We believe such terms should be clear from the start.

Therefore: if the provider doesn’t mention a rolling reserve, ask them directly.

It’s better to be prepared than surprised.

3. Do they require a bank guarantee?

Some payment providers demand a large deposit before signing a contract with you. As with rolling reserves, this is due to the risk they take on your behalf.

If you’re a new entrepreneur, being asked to come up with €5,000–10,000 just to start accepting payments online can be a real blow.

To be honest — we wouldn’t consider a provider again if they treated us that way.

But it’s your choice.

Therefore: check if the provider requires a bank guarantee.

If it’s not mentioned on their website, be cautious — it’s often revealed later in the process.

4. How quickly will you receive your money?

Everyone prefers getting paid quickly, right? Different providers have different payout terms, and one of the most important to understand (and potentially negotiate) is the settlement period — the time between the customer’s payment and the funds reaching your account.

In the payments industry, this is called the “settlement time”. Some providers offer just two banking days; others take seven. In some cases, it can be up to 28 days, depending on the card type.

Which payout schedule you’re offered usually depends on your industry, the products you sell, and the level of risk they believe they’re taking on.

Most providers are transparent about their settlement times — but remember to compare them carefully when choosing your partner.

The practical tips

Here are some practical considerations you should also keep in mind.

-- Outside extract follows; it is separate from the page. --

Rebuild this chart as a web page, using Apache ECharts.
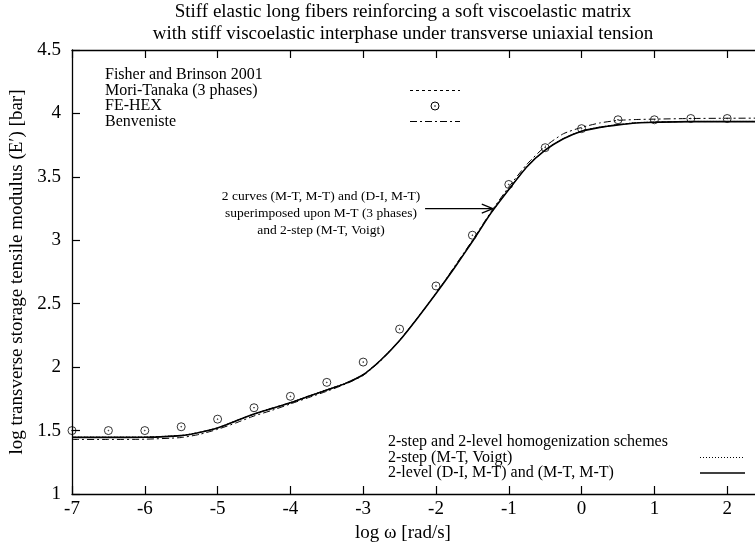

5. Documentation requirements when applying

Most providers now have digital application processes — which is great.
But they differ widely in how easy they make the process for you: how many fields you must fill in, how much information they need, and how many documents they require.

Some will ask you to upload ID (passport or driver’s license) and tax documentation.
Others will let you sign digitally with an e-ID.

It’s a small detail, but it can make a big difference — especially in combination with the next point.

6. Number of domains per agreement

This point refers specifically to acquiring agreements. Some acquirers are very strict: one agreement per domain. If you run multiple stores or websites, you’ll need one agreement for each.

This creates two problems:

Time
For some acquirers, the application process is lengthy and bureaucratic. If you want to quickly test a new concept, it’s demotivating to have to dig up all your personal documents again just to get another identical agreement.

Cost
If you have separate agreements for each domain, you’ll also have separate merchant IDs and accounts. That can easily make things several hundred percent more expensive than combining multiple domains under one account.

In short: for your own convenience (and wallet), ask whether the provider allows multiple domains under one agreement.

If not, check what technical and financial implications that setup will have for you.

7. Support

When things go wrong, it’s critical that you can reach your payment provider — and that they actually help you.

Check how their support works: do they respond quickly? Are they helpful? And is local language support (e.g., Danish, Norwegian, Swedish) important to you?

And much more …

Those were our 7 main tips for you.

Of course, there are many other factors to consider — such as currencies, experience, features, available plugins, and maintenance quality — but we’ve focused here on aspects most merchants wish they had known before choosing their payment provider.